Apesar dos problemas estruturais em questão, os méritos da Abrafin são evidentes, inclusive para bandas que a criticam e para festivais não associados. Grupos de regiões que há muito tempo não tinham - ou nunca tiveram - uma banda de abrangência nacional, rodaram esses eventos e trouxeram para si os holofotes, como Vanguart e Macaco Bong, de Cuiabá (MT), e Los Porongas, de Rio Branco (AC). Durante esse processo, as cenas musicais distantes do Sudeste ganharam corpo, enquanto artistas do eixo São Paulo e Rio de Janeiro desejam cegamente fazer parte desse circuito. O país, hoje, comemora um calendário anual de festivais bem definido, com orçamentos que podem chegar a R$ 600 mil (Calango 2008) e até R$ 1 milhão (Porão do Rock 2007), e espaço tanto para inesgotáveis atrações nacionais como para bandas internacionais. A união desses produtores proporcionada pela Abrafin garantiu a credibilidade e a verba necessária para a realização desses feitos. "A gente acredita em continuidade, compromisso com a cena local e realização, independentemente do fomento ou não", diz Nobre, da Abrafin. "Os associados não são aventureiros que farão um festival agora e no ano que vem não.
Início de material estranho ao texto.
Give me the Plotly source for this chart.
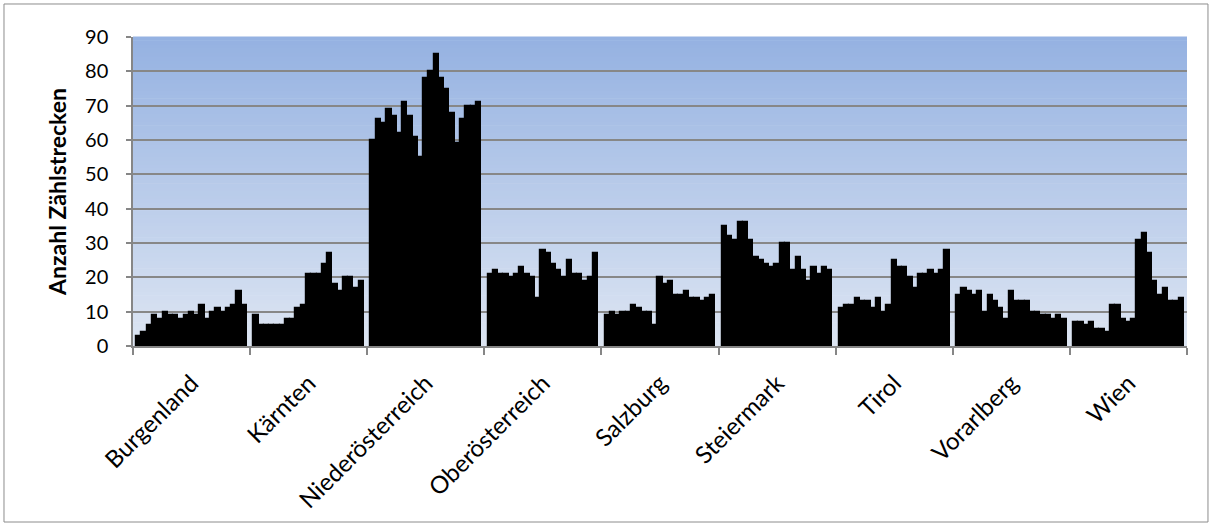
import numpy as np
import plotly.graph_objects as go

# Anzahl Zählstrecken je Bundesland (21 Werte pro Land)
regions = ["Burgenland", "Kärnten", "Niederösterreich", "Oberösterreich",
           "Salzburg", "Steiermark", "Tirol", "Vorarlberg", "Wien"]

burgenland = [3, 4, 6, 9, 8, 10, 9, 9, 8, 9, 10, 9, 12, 8, 10, 11, 10, 11, 12, 16, 12]
kaernten = [9, 6, 6, 6, 6, 6, 8, 8, 11, 12, 21, 21, 21, 24, 27, 18, 16, 20, 20, 17, 19]
niederoesterreich = [60, 66, 65, 69, 67, 62, 71, 67, 61, 55, 78, 80, 85, 78, 75, 68, 59, 66, 70, 70, 71]
oberoesterreich = [21, 22, 21, 21, 20, 21, 23, 21, 20, 14, 28, 27, 24, 22, 20, 25, 21, 21, 19, 20, 27]
salzburg = [9, 10, 9, 10, 10, 12, 11, 10, 10, 6, 20, 18, 19, 15, 15, 16, 14, 14, 13, 14, 15]
steiermark = [35, 32, 31, 36, 36, 31, 26, 25, 24, 23, 24, 30, 30, 22, 26, 22, 19, 23, 21, 23, 22]
tirol = [11, 12, 12, 14, 13, 13, 11, 14, 10, 12, 25, 23, 23, 20, 17, 21, 21, 22, 21, 22, 28]
vorarlberg = [15, 17, 16, 15, 16, 10, 15, 13, 11, 8, 16, 13, 13, 13, 10, 10, 9, 9, 8, 9, 8]
wien = [7, 7, 6, 7, 5, 5, 4, 12, 12, 8, 7, 8, 31, 33, 27, 19, 15, 17, 13, 13, 14]

series = [burgenland, kaernten, niederoesterreich, oberoesterreich,
          salzburg, steiermark, tirol, vorarlberg, wien]

y_ticks = [0, 10, 20, 30, 40, 50, 60, 70, 80, 90]

# each Bundesland occupies one unit on the x axis; its bars sit side by side, centred
bar_w = 0.045
xs, ys = [], []
for g, vals in enumerate(series):
    n = len(vals)
    for j, v in enumerate(vals):
        xs.append(g + 0.5 + (j - (n - 1) / 2) * bar_w)
        ys.append(v)

fig = go.Figure()
fig.add_trace(go.Bar(
    x=xs, y=ys, width=bar_w,
    marker=dict(color="black", line=dict(color="black", width=1.2)),
    showlegend=False,
))

# vertical colour gradient of the plot area
shapes = []
top = np.array([149, 178, 226])
bottom = np.array([222, 230, 243])
n_bands = 80
for k in range(n_bands):
    t = (k + 0.5) / n_bands
    c = bottom + (top - bottom) * t
    shapes.append(dict(
        type="rect", xref="paper", yref="paper",
        x0=0, x1=1, y0=k / n_bands, y1=(k + 1) / n_bands + 0.002,
        fillcolor=f"rgb({int(c[0])},{int(c[1])},{int(c[2])})",
        line=dict(width=0), layer="below",
    ))

# outer frame of the chart
shapes.append(dict(
    type="rect", xref="paper", yref="paper",
    x0=-0.1224, x1=1.0199, y0=-0.5696, y1=1.1068,
    line=dict(color="#8c8c8c", width=1), fillcolor="rgba(0,0,0,0)", layer="above",
))

font_family = "Lato, 'Open Sans', sans-serif"

fig.update_layout(
    width=1213, height=527,
    margin=dict(l=133, r=26, t=37, b=181),
    paper_bgcolor="white",
    plot_bgcolor="rgba(0,0,0,0)",
    shapes=shapes,
    bargap=0,
    font=dict(family=font_family, size=18, color="black"),
    xaxis=dict(
        range=[0, 9],
        tickmode="array",
        tickvals=[g + 0.5 for g in range(len(regions))],
        ticktext=regions,
        tickangle=-45,
        ticks="",
        ticklabelstandoff=12,
        showgrid=False,
        zeroline=False,
        showline=True, linecolor="#868686", linewidth=1.5,
        minor=dict(tickmode="array", tickvals=list(range(len(regions) + 1)),
                   ticks="outside", ticklen=7, tickcolor="#868686", tickwidth=1.5,
                   showgrid=False),
        tickfont=dict(size=24),
    ),
    yaxis=dict(
        range=[0, 90],
        tickmode="array",
        tickvals=y_ticks,
        ticks="outside", ticklen=5, tickcolor="#868686", tickwidth=1.5,
        ticklabelstandoff=14,
        showgrid=True, gridcolor="#878787", gridwidth=1.5,
        zeroline=False,
        showline=True, linecolor="#868686", linewidth=1.5,
        tickfont=dict(size=20),
        title=dict(text="<b>Anzahl Zählstrecken</b>", font=dict(size=23), standoff=12),
    ),
)

fig.write_html("out.html")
É gente que está nessa há dez, 12 anos. O Goiânia Noise desse ano, por exemplo: a gente não tem certeza de ter o suporte da Petrobras, mas temos certeza absoluta que o festival vai acontecer de 21 a 23 de novembro."
Para dezembro, estão marcadas eleições para os cargos executivos da Abrafin. A associação, que apesar da pouca idade, já caminha a passos largos, pode comemorar a colheita de mais frutos do que polêmicas, mas dificilmente conseguirá se blindar das críticas.